Papa Oumar Diop a dirigé en outre le desk Sports TV de 2002 à 2008. Après les Jeux olympiques d’Athènes il est sollicité pour combler le vide créé par le décès de Pierre Diakité.  Nommé président de la Commission média du CNOSM, grâce à la confiance du président Habib Sissoko, il a donné un engouement particulier aux activités du Comité et crée la nuit du Mérite sportif, pour célébrer les meilleurs : sportif, dirigeant sportif avec un regard sur les anciens sous le générique « Devoirs de Mémoire ».

Autre action à son actif, la valorisation de la Super Coupe ATT. Papa Oumar Diop a donné un éclat particulier aux différentes éditions. Parce qu’il a compris que c’était un championnat national de football de masse, en l’absence des biennales, des semaines locales. Une compétition dont la pérennisation a permis de découvrir de jeunes talents.

L’enfant de Nioro du Sahel a fait valoir ses droits à la retraite en 2016. Depuis lors il se fait discret, même dans les stades, pour la simple raison qu’il a peur du déshonneur. Papa Oumar Diop est marié et père de cinq enfants dont le benjamin a vingt-cinq ans. Il parle le français, le soninké, le sonhraï, le bambara.

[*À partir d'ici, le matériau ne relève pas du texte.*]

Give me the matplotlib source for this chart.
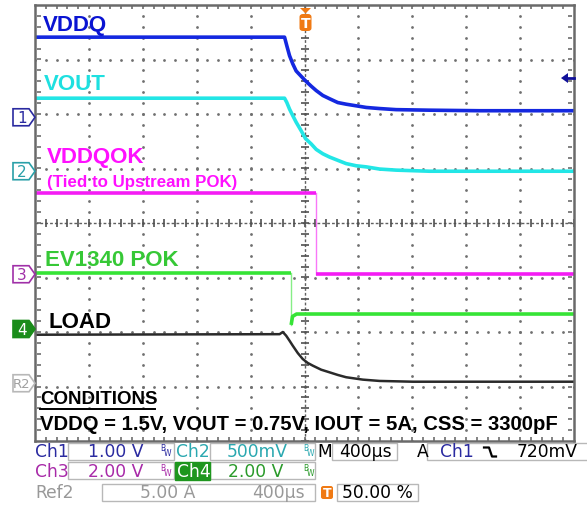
import numpy as np
import matplotlib.pyplot as plt
from matplotlib.patches import Polygon, Rectangle, FancyBboxPatch
from matplotlib.lines import Line2D

W, H = 587, 510

# time base: microseconds, 400 us/div, trigger at the centre
t_vddq = [-2000, -148, -131, -111, -87, -62, -24, 7, 50, 87, 136, 186, 247, 309, 384, 458, 557, 680, 928, 1299, 2000]
vddq = [1.47, 1.47, 1.31, 1.13, 0.98, 0.85, 0.75, 0.67, 0.57, 0.49, 0.40, 0.34, 0.27, 0.24, 0.21, 0.18, 0.16, 0.14, 0.13, 0.12, 0.12]

t_vout = [-2000, -148, -131, -111, -87, -62, -24, 7, 50, 87, 136, 186, 247, 309, 384, 458, 557, 680, 928, 1299, 2000]
vout = [0.67, 0.67, 0.63, 0.57, 0.51, 0.45, 0.37, 0.30, 0.25, 0.20, 0.16, 0.13, 0.10, 0.07, 0.05, 0.04, 0.02, 0.01, 0.0, 0.0, 0.0]

t_vddqok = [-2000, 85, 85, 2000]
vddqok = [2.98, 2.98, 0.0, 0.0]

t_pok = [-2000, -99, -99, -89, -59, 2000]
pok = [2.06, 2.06, 0.15, 0.46, 0.55, 0.55]

t_load = [-2000, -185, -161, -136, -111, -87, -50, -13, 24, 62, 124, 186, 247, 309, 433, 557, 804, 2000]
load = [4.45, 4.50, 4.70, 4.36, 3.90, 3.44, 2.77, 2.22, 1.86, 1.61, 1.24, 1.00, 0.76, 0.55, 0.33, 0.21, 0.14, 0.14]

trig_level = 0.72  # V on Ch1

# channel: (volts per div, ground offset in div)
ch1 = (1.0, 1.94)
ch2 = (0.5, 0.95)
ch3 = (2.0, -0.94)
ch4 = (2.0, -1.945)
ref2 = (5.0, -2.94)


def fx(x):
    return x / W


def fy(y):
    return 1 - y / H


fig = plt.figure(figsize=(W / 100, H / 100), dpi=100)
ax = fig.add_axes([fx(35), fy(442), (574 - 35) / W, (442 - 6) / H])
ax.set_xlim(-2000, 2000)
ax.set_ylim(-4, 4)
ax.set_xticks([])
ax.set_yticks([])
for s in ax.spines.values():
    s.set_color('#6a6a6a')
    s.set_linewidth(1.8)

# scope graticule
gx = np.arange(-2000, 2001, 80)
gy = np.arange(-4, 4.01, 0.2)
for yl in [-3, -2, -1, 1, 2, 3]:
    ax.scatter(gx, np.full(len(gx), yl), s=4, color='#707070', linewidths=0, zorder=1)
for xl in [-1600, -1200, -800, -400, 400, 800, 1200, 1600]:
    ax.scatter(np.full(len(gy), xl), gy, s=4, color='#707070', linewidths=0, zorder=1)
ax.plot([-2000, 2000], [0, 0], color='#606060', lw=1.0, ls=(0, (2, 1.5)), zorder=1)
ax.plot(gx, np.zeros(len(gx)), ls='none', marker='|', ms=6, mew=1.2, color='#505050', zorder=1)
ax.plot([0, 0], [-4, 4], color='#606060', lw=1.0, ls=(0, (2, 1.5)), zorder=1)
ax.plot(np.zeros(len(gy)), gy, ls='none', marker='_', ms=6, mew=1.2, color='#505050', zorder=1)
# minor tick combs just inside the frame
for yl in [-3.955, 3.955]:
    ax.plot(gx[1:-1], np.full(len(gx) - 2, yl), ls='none', marker='|', ms=3.5, mew=1.1,
            color='#606060', zorder=1, clip_on=False)
for xl in [-1970, 1970]:
    ax.plot(np.full(len(gy) - 2, xl), gy[1:-1], ls='none', marker='_', ms=3.5, mew=1.1,
            color='#606060', zorder=1, clip_on=False)


def trace(t, v, ch, color, lw, edge=None):
    scale, off = ch
    y = np.array(v) / scale + off
    if edge is None:
        ax.plot(t, y, color=color, lw=lw, solid_joinstyle='round')
    else:
        # thick settled parts, thin fast edge
        ax.plot(t[:edge + 1], y[:edge + 1], color=color, lw=lw, solid_capstyle='butt')
        ax.plot(t[edge:edge + 2], y[edge:edge + 2], color=color, lw=1.0, alpha=0.6)
        ax.plot(t[edge + 1:], y[edge + 1:], color=color, lw=lw, solid_capstyle='butt',
                solid_joinstyle='round')


trace(t_vddq, vddq, ch1, '#1428e0', 2.6)
trace(t_vout, vout, ch2, '#22e6e6', 2.6)
trace(t_vddqok, vddqok, ch3, '#f41cf4', 2.6, edge=1)
trace(t_pok, pok, ch4, '#36e436', 2.6, edge=1)
trace(t_load, load, ref2, '#2a2a2a', 1.8)

# trace labels
lab = dict(fontfamily='Liberation Sans', fontweight='bold', va='center', ha='left')
fig.text(fx(43), fy(25), 'VDDQ', color='#0a14d2', fontsize=16, **lab)
fig.text(fx(44), fy(85), 'VOUT', color='#1ee0e0', fontsize=16, **lab)
fig.text(fx(47), fy(158), 'VDDQOK', color='#ff10ff', fontsize=16, **lab)
fig.text(fx(47), fy(183), '(Tied to Upstream POK)', color='#ff10ff', fontsize=12.2, **lab)
fig.text(fx(45), fy(260.5), 'EV1340 POK', color='#36c836', fontsize=16, **lab)
fig.text(fx(48), fy(323), 'LOAD', color='black', fontsize=16, **lab)
fig.text(fx(40), fy(400), 'CONDITIONS', color='black', fontsize=13.5, **lab)
fig.add_artist(Line2D([fx(40), fx(155)], [fy(409.5), fy(409.5)], color='black', lw=1.4))
fig.text(fx(40), fy(425), 'VDDQ = 1.5V, VOUT = 0.75V, IOUT = 5A, CSS = 3300pF',
         color='black', fontsize=14.6, **lab)

# trigger marker on top
fig.add_artist(Polygon([(fx(300), fy(9)), (fx(311), fy(9)), (fx(305.5), fy(14.5))],
                       closed=True, transform=fig.transFigure, fc='#f07a14', ec='none'))
fig.add_artist(FancyBboxPatch((fx(299.5), fy(32)), fx(12), 17 / H,
                              boxstyle='round,pad=0,rounding_size=0.006',
                              transform=fig.transFigure, fc='#f07a14', ec='none'))
fig.text(fx(305.5), fy(24), 'T', color='white', fontsize=10, fontweight='bold',
         ha='center', va='center')

# trigger level arrow on the right edge
ty = ax.transData.transform((0, trig_level / ch1[0] + ch1[1]))[1]
yl = H - ty
fig.add_artist(Line2D([fx(565), fx(574)], [fy(yl), fy(yl)], color='#10109a', lw=2.0))
fig.add_artist(Polygon([(fx(561), fy(yl)), (fx(568), fy(yl - 5)), (fx(568), fy(yl + 5))],
                       closed=True, transform=fig.transFigure, fc='#10109a', ec='none'))


# channel ground markers on the left
def chan_marker(ch, label, edge, face, tcolor, size=11):
    yc = H - ax.transData.transform((0, ch[1]))[1]
    h = 8.5
    pts = [(13, yc - h), (29, yc - h), (35, yc), (29, yc + h), (13, yc + h)]
    fig.add_artist(Polygon([(fx(a), fy(b)) for a, b in pts], closed=True,
                           transform=fig.transFigure, fc=face, ec=edge, lw=1.2))
    fig.text(fx(22), fy(yc), label, color=tcolor, fontsize=size, ha='center', va='center')


chan_marker(ch1, '1', '#2a2aa0', 'white', '#2a2aa0')
chan_marker(ch2, '2', '#2aa0a8', 'white', '#2aa0a8')
chan_marker(ch3, '3', '#a030a8', 'white', '#a030a8')
chan_marker(ch4, '4', '#1a8c1a', '#1a8c1a', 'white')
chan_marker(ref2, 'R2', '#b8b8b8', 'white', '#a0a0a0', size=9.5)


# status panel
def box(x0, y0, x1, y1, fc='white', ec='#b8b8b8'):
    fig.add_artist(Rectangle((fx(x0), fy(y1)), fx(x1 - x0), (y1 - y0) / H,
                             transform=fig.transFigure, fc=fc, ec=ec, lw=1))


def st(x, y, s, color, size=12.3, **kw):
    fig.text(fx(x), fy(y), s, color=color, fontsize=size, fontfamily='DejaVu Sans',
             ha='left', va='center', **kw)


def bw(x, y, color):
    st(x, y - 3, 'B', color, size=5.5)
    st(x + 4, y + 2, 'W', color, size=5.5)


c1, c2, c3, c4, grey = '#2a2aa0', '#2aa8b0', '#a82aa8', '#2a9a2a', '#999999'

box(68, 444, 174, 461)
box(210, 444, 315, 461)
box(332, 444, 397, 461)
box(427, 444, 592, 461)
box(68, 463, 174, 480)
box(210, 463, 315, 480)
box(102, 485, 315, 502)
box(337, 485, 418, 502)
box(175, 463, 210, 481, fc='#1e961e', ec='#1e961e')
fig.add_artist(FancyBboxPatch((fx(321), fy(500)), fx(12), 13 / H,
                              boxstyle='round,pad=0,rounding_size=0.004',
                              transform=fig.transFigure, fc='#f07a14', ec='none'))

st(35, 452, 'Ch1', c1)
st(88, 452, '1.00 V', c1)
bw(160, 452, c1)
st(176, 452, 'Ch2', c2)
st(227, 452, '500mV', c2)
bw(303, 452, c2)
st(317, 452, 'M', 'black')
st(339, 452, '400µs', 'black')
st(417, 452, 'A', 'black')
st(440, 452, 'Ch1', c1)
fig.add_artist(Line2D([fx(484), fx(489), fx(492), fx(496)],
                      [fy(448.5), fy(448.5), fy(457.5), fy(457.5)], color='black', lw=1.6))
st(517, 452, '720mV', 'black')

st(35, 472, 'Ch3', c3)
st(88, 472, '2.00 V', c3)
bw(160, 472, c3)
st(177, 472, 'Ch4', 'white')
st(228, 472, '2.00 V', c4)
bw(303, 472, c4)

st(35, 493, 'Ref2', grey)
st(140, 493, '5.00 A', grey)
st(252, 493, '400µs', grey)
fig.text(fx(327), fy(493.5), 'T', color='white', fontsize=9, fontweight='bold',
         ha='center', va='center')
st(342, 493, '50.00 %', 'black')

fig.savefig('out.png', dpi=100)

Ses souvenirs vivaces selon ses propres termes sont : le match aller du Stade malien de Bamako contre l’équipe Kamsar de Guinée Conakry 1992, le déplacement des Aigles à Windhoek en octobre 1994, la Coupe du monde junior aux Emirats arabes unis en 2003, les éliminatoires de la Can-2006 à Luanda et le voyage avec Blondin Bèye à Wige-Negage Bailundo.